Hablar de los fuegos artificiales en La Laguna es referirse, principalmente, a los de las Fiestas del Cristo, con sus magnas exhibiciones de la Torre de la Concepción y El Risco, sin olvidar la traca de la plaza. A principios de siglo, las Ordenanzas disponían que los fuegos que se emplearan en las fiestas, se colocaran alejados convenientemente de las plazas de modo que no ocasionaran daños.
La prohibición rotunda del Ayuntamiento recayó en los fuegos denominados «busca pies» o cohetes sin varilla.
Los voladores siguen utilizándose, pero se ha perdido la costumbre de las ruedas de fuego y de las coronillas que, aunque su objetivo era subir, ocasionaron con frecuencia sustos al cambiar de trayectoria y decidir correr por las plazas.

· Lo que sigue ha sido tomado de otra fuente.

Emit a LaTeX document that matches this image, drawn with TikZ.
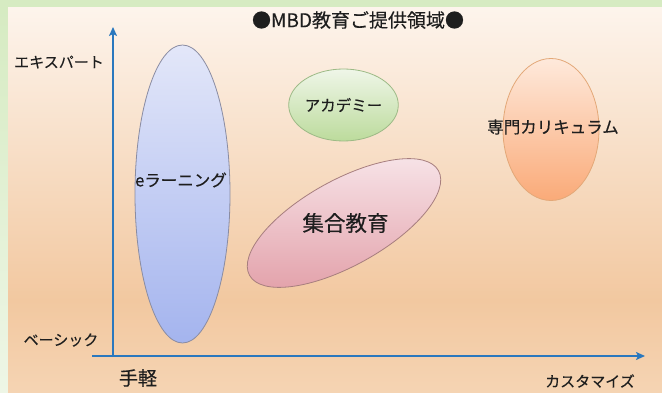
\documentclass[tikz,border=0pt]{standalone}
\usepackage{fontspec}
\setmainfont{Noto Sans CJK JP}[FakeBold=0.3]
\usetikzlibrary{arrows.meta,shapes.geometric}
\definecolor{grn}{HTML}{D6EBC2}
\definecolor{grnlight}{HTML}{EEF6E6}
\definecolor{bgtop}{HTML}{FDF4EC}
\definecolor{bgdeep}{HTML}{F2C8A0}
\definecolor{bgbot}{HTML}{F5D4B3}
\definecolor{axisblue}{HTML}{2A78BE}
\definecolor{txt}{HTML}{1E1E1E}
\definecolor{bluetop}{HTML}{E3E7F9}
\definecolor{bluebot}{HTML}{A4B4EE}
\definecolor{blueline}{HTML}{8A8CA2}
\definecolor{grntop}{HTML}{EFF6E8}
\definecolor{grnbot}{HTML}{BCDB9C}
\definecolor{grnline}{HTML}{9DBA86}
\definecolor{pinktop}{HTML}{F8E6EA}
\definecolor{pinkbot}{HTML}{E3A2AB}
\definecolor{pinkline}{HTML}{A77E7E}
\definecolor{orgtop}{HTML}{FEE9DB}
\definecolor{orgbot}{HTML}{FAAA78}
\definecolor{orgline}{HTML}{E3A878}
\tikzset{
  axisline/.style={draw=axisblue, line width=2.4pt},
  blob/.style={ellipse, draw, line width=0.8pt, inner sep=0pt, text=txt},
  axlabel/.style={text=txt, font=\fontsize{15}{18}\selectfont, inner sep=0pt},
  bloblabel/.style={text=txt, font=\fontsize{16.5}{20}\selectfont, inner sep=0pt}
}
\begin{document}
\begin{tikzpicture}[x=1pt,y=-1pt]
\useasboundingbox (0,0) rectangle (662,393);
% green frame
\fill[grn] (0,0) rectangle (662,8);
\shade[top color=grn, bottom color=grnlight] (0,8) rectangle (8,393);
% peach background
\shade[top color=bgtop, bottom color=bgdeep] (8,8) rectangle (662,300.5);
\shade[top color=bgdeep, bottom color=bgbot] (8,300) rectangle (662,393);
% title
\node[text=txt, font=\fontsize{19}{22}\selectfont, inner sep=0pt] (title) at (358,20) {●MBD教育ご提供領域●};
% ellipses
\node[blob, draw=blueline, top color=bluetop, bottom color=bluebot,
      minimum width=95pt, minimum height=298pt] (elearn) at (182.5,194) {};
\node[bloblabel] (elearntext) at (181,180) {eラーニング};
\node[blob, draw=grnline, top color=grntop, bottom color=grnbot,
      minimum width=94pt, minimum height=72pt, font=\fontsize{15.5}{18}\selectfont] (academy) at (343.5,105) {アカデミー};
\node[blob, draw=pinkline, top color=pinktop, bottom color=pinkbot,
      minimum width=216pt, minimum height=66pt, rotate=29, font=\fontsize{21.5}{24}\selectfont] (group) at (344,223) {\rotatebox{-29}{\hspace{3pt}集合教育}};
\node[blob, draw=orgline, top color=orgtop, bottom color=orgbot,
      minimum width=96pt, minimum height=142pt] (spec) at (551,129.5) {};
\node[bloblabel] (spectext) at (553,127) {専門カリキュラム};
% axes
\coordinate (xstart) at (92,356);
\coordinate (xend) at (645,356);
\coordinate (ystart) at (113,357.2);
\coordinate (yend) at (113,27);
\draw[axisline, -{Stealth[length=9pt,width=8pt,inset=2pt]}] (xstart) -- (xend);
\draw[axisline, -{Stealth[length=9pt,width=8pt,inset=2pt]}] (ystart) -- (yend);
% axis labels
\node[axlabel] (expert) at (59,62) {エキスパート};
\node[axlabel] (basic) at (61,340) {ベーシック};
\node[axlabel, font=\fontsize{19}{22}\selectfont] (easy) at (138,378) {手軽};
\node[axlabel] (custom) at (590,381) {カスタマイズ};
\end{tikzpicture}
\end{document}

También hoy son un recuerdo las machangas que, al arder, giraban en graciosos movimientos.
Los fuegos inspiraron a los poetas humorísticos, como José González: «Un foguete encendido/y esrabonado,/me chamuscó el vestido/junto al cercado», y también a Nijota: «A Mateya la hija/de Cho Capote,/se le metió un foguete/por el escote». Y hasta los más refinados, como Antonio Zerolo, se sintieron atraídos por la magia de la pirotecnia: «De pronto, ¡qué momento de emociones!,/un formidable éstrépito resuena,/que hace el espacio retemblar y atruena/como el ronco fragor de cien cañones».
Remontándonos en el tiempo, tenemos que en 1892 la plaza de San Francisco fue iluminada con bengalas y se elevaron al Cielo cohetes de silbato y de corona, que constituyeron una novedad en el país.

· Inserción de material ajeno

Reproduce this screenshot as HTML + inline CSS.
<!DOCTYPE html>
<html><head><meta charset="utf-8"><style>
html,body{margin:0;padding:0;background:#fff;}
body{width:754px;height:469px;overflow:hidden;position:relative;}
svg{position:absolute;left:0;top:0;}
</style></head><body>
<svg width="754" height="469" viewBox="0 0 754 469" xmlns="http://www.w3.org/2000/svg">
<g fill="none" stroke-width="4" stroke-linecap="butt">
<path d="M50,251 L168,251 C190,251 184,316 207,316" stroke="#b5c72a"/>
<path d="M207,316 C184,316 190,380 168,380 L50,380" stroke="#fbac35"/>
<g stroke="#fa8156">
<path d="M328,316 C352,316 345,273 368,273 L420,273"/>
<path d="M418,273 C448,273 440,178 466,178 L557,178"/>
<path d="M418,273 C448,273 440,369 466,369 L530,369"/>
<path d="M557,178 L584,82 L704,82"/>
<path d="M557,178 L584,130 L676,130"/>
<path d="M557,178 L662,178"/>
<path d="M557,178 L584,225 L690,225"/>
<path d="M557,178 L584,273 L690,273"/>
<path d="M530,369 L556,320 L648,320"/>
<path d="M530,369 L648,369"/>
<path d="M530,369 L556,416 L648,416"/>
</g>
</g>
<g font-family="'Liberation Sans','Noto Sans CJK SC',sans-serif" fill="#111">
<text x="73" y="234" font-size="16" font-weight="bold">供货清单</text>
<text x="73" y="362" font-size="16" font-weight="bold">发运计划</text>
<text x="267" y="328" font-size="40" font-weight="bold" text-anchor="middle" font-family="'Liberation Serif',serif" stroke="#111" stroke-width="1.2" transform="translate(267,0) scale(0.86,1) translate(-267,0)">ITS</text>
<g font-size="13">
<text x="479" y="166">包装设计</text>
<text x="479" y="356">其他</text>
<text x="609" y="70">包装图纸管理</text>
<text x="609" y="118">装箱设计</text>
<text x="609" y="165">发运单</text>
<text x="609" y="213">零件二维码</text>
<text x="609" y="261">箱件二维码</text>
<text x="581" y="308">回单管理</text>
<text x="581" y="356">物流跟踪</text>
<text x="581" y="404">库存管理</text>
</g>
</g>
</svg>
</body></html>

En 1906 se había institucionalizado un concurso de fuegos artificiales en las Fiestas del Cristo. A las diez y media de la noche, los más afamados pirotécnicos de Tenerife se disputaron en la víspera la supremacía en el dificil arte de la pirotecnia, poniendo gran interés en la obtención del premio de 150 pesetas al mejor árbol de fuego quemado. Al día siguiente hubo un segundo certamen, que se inició a las 11 de la noche.

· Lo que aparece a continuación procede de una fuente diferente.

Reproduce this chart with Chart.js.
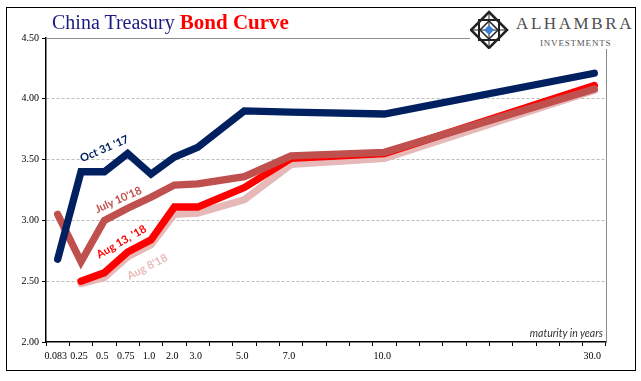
<!DOCTYPE html>
<html>
<head>
<meta charset="utf-8">
<script src="https://cdn.jsdelivr.net/npm/chart.js@4.4.1/dist/chart.umd.min.js"></script>
<style>
	body { margin: 0; background: #fff; }
	#wrap { position: relative; width: 641px; height: 381px; overflow: hidden; }
	#graph { position: absolute; left: 0; top: 0; }
	.frame { position: absolute; left: 6px; top: 7px; width: 630px; height: 364px; box-sizing: border-box; border: 1px solid #000; pointer-events: none; }
	.title { position: absolute; left: 52px; top: 12px; font-family: "Liberation Serif", serif; font-size: 20px; line-height: 20px; white-space: nowrap; }
	.title .a { color: #1c1c80; }
	.title .b { color: #ff0000; font-weight: bold; font-size: 21px; }
	.logo { position: absolute; left: 470px; top: 9px; width: 165px; height: 40px; background: #fff; }
	.logo svg { position: absolute; left: 0; top: 0; }
	.logo .name { position: absolute; left: 46px; top: 6px; font-family: "Liberation Serif", serif; font-size: 17px; line-height: 17px; letter-spacing: 2.6px; color: #4d4d4d; }
	.logo .sub { position: absolute; left: 70px; top: 30px; font-family: "Liberation Serif", serif; font-size: 9px; line-height: 9px; letter-spacing: 0.8px; color: #555; }
	.lbl { position: absolute; font-family: Lato, sans-serif; font-weight: bold; font-size: 11px; white-space: nowrap; transform-origin: center; }
	.axis-note { position: absolute; right: 38px; top: 327px; font-family: Lato, sans-serif; font-style: italic; font-size: 10.5px; color: #333; }
</style>
</head>
<body>
<div id="wrap">
	<canvas id="graph" width="641" height="381"></canvas>
	<div class="title"><span class="a">China Treasury</span> <span class="b">Bond Curve</span></div>
	<div class="logo">
		<svg width="45" height="40" viewBox="0 0 45 40">
			<polygon points="19,3 37,21 19,39 1,21" fill="none" stroke="#222" stroke-width="2.5"/>
			<rect x="9" y="11" width="20" height="20" fill="none" stroke="#222" stroke-width="2"/>
			<polygon points="19,12 28,21 19,30 10,21" fill="none" stroke="#222" stroke-width="1.5"/>
			<line x1="1" y1="21" x2="37" y2="21" stroke="#222" stroke-width="1"/>
			<line x1="19" y1="3" x2="19" y2="39" stroke="#222" stroke-width="1"/>
			<polygon points="19,16 24,21 19,26 14,21" fill="#3d7fd6"/>
		</svg>
		<div class="name">ALHAMBRA</div>
		<div class="sub">INVESTMENTS</div>
	</div>
	<div class="lbl" style="left:104px; top:148px; color:#002060; transform:translate(-50%,-50%) rotate(-23deg);">Oct 31 '17</div>
	<div class="lbl" style="left:118px; top:199px; color:#c0504d; transform:translate(-50%,-50%) rotate(-24deg);">July 10'18</div>
	<div class="lbl" style="left:121px; top:241px; color:#ff0000; transform:translate(-50%,-50%) rotate(-30deg);">Aug 13, '18</div>
	<div class="lbl" style="left:147px; top:266px; color:#e6b9b8; transform:translate(-50%,-50%) rotate(-27deg);">Aug 8'18</div>
	<div class="axis-note">maturity in years</div>
	<div class="frame"></div>
</div>
<script>
// category slots along the x axis (blank slots keep the uneven spacing)
const tickLabels = ["0.083", "0.25", "0.5", "0.75", "1.0", "2.0", "3.0", "", "5.0", "", "7.0", "", "", "", "10.0", "", "", "", "", "", "", "", "", "30.0"];
const maturities = ["0.083", "0.25", "0.5", "0.75", "1.0", "2.0", "3.0", "5.0", "7.0", "10.0", "30.0"];

const oct31_17 = [2.68, 3.40, 3.40, 3.55, 3.38, 3.52, 3.60, 3.90, 3.89, 3.875, 4.21];
const jul10_18 = [3.05, 2.66, 3.00, 3.10, 3.19, 3.29, 3.30, 3.36, 3.53, 3.56, 4.08];
const aug13_18 = [null, 2.50, 2.57, 2.74, 2.84, 3.11, 3.11, 3.27, 3.51, 3.55, 4.11];
const aug8_18 = [null, 2.48, 2.53, 2.70, 2.80, 3.05, 3.06, 3.17, 3.46, 3.51, 4.07];

const points = (vals) => maturities.map((m, i) => ({ x: m, y: vals[i] }));

const line = (label, vals, color) => ({
	label: label,
	data: points(vals),
	borderColor: color,
	backgroundColor: color,
	borderWidth: 7.3,
	pointRadius: 0,
	tension: 0,
	borderCapStyle: "round",
	borderJoinStyle: "miter",
	fill: false,
});

// solid grey top and right edges of the plot
const plotEdges = {
	id: "plotEdges",
	beforeDatasetsDraw(chart) {
		const { ctx, chartArea: a } = chart;
		ctx.save();
		ctx.strokeStyle = "#8c8c8c";
		ctx.lineWidth = 1;
		ctx.beginPath();
		ctx.moveTo(a.left, a.top + 0.5);
		ctx.lineTo(a.right + 0.5, a.top + 0.5);
		ctx.lineTo(a.right + 0.5, a.bottom);
		ctx.stroke();
		ctx.restore();
	},
};

new Chart(document.getElementById("graph"), {
	type: "line",
	data: {
		labels: tickLabels,
		datasets: [
			line("Oct 31 '17", oct31_17, "#002060"),
			line("July 10'18", jul10_18, "#c0504d"),
			line("Aug 13, '18", aug13_18, "#ff0000"),
			line("Aug 8'18", aug8_18, "#e6b9b8"),
		],
	},
	options: {
		responsive: false,
		animation: false,
		devicePixelRatio: 1,
		layout: { padding: { left: 0, right: 35, top: 38, bottom: 0 } },
		plugins: {
			legend: { display: false },
			tooltip: { enabled: false },
		},
		scales: {
			x: {
				type: "category",
				offset: true,
				grid: {
					offset: true,
					drawOnChartArea: false,
					drawTicks: true,
					tickLength: 4,
					tickColor: "#000",
				},
				border: { color: "#000", width: 1.5 },
				ticks: {
					autoSkip: false,
					maxRotation: 0,
					labelOffset: -2,
					padding: 4,
					color: "#000",
					font: { family: "Liberation Serif", size: 10 },
				},
				afterFit: (s) => { s.height = 39; },
			},
			y: {
				min: 2,
				max: 4.5,
				grid: {
					color: (c) => (c.tick && (c.tick.value === 4.5 || c.tick.value === 2) ? "rgba(0,0,0,0)" : "#bdbdbd"),
					lineWidth: 1,
					drawTicks: true,
					tickLength: 4,
					tickColor: "#000",
				},
				border: { color: "#000", width: 1.5, dash: [3, 2] },
				ticks: {
					stepSize: 0.5,
					padding: 3,
					color: "#000",
					font: { family: "Liberation Serif", size: 10 },
					callback: (v) => v.toFixed(2),
				},
				afterFit: (s) => { s.width = 46; },
			},
		},
	},
	plugins: [plotEdges],
});
</script>
</body>
</html>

En 1926 se tiene noticia de que se quemó en la plaza un ramillete de más de 50.000 voladores y una traca de 800 metros de longitud.
La Pontificia, Real y Venerable Esclavitud del Cristo, en 1929, publicó un programa de fuegos, informando que se quemarían más de 100.000 cohetes. En el citado año, Marcos Toste, de Los Realejos, se encargó de los fuegos de la Torre, impresionando a todos con palmeras, columnas giratorias, candelas romanas, cometas, coronillas y una cascada con lluvia de estrellas. Carlos Pérez, en El Risco, quenió soles, auroras boreales, cohetes, candelas, ruedas, morteros, cohetes de cola eléctrica, maceteros, cajas mágicas y traca. El portuense Pedro Pacheco se encargó de los Portales con palmeras, tubos de grueso calibre y una fuente de plata imitando cinco saltos de agua.
Transcurría el año 1947 cuando se celebró un concurso de cohetes y coronillas, para premiar, respectivamente, la mejor colección y el más vistoso efecto de ascenso y descenso. No importa el lugar donde se hayan quemado a lo largo de la historia, sino el hecho de que en la ciudad de San Cristóbal de La Laguna, como decía Luis Alvarez Cruz, «los cohetes siempre serán un fastuoso dosel de fuego sobre el mástil de una danza de siglos».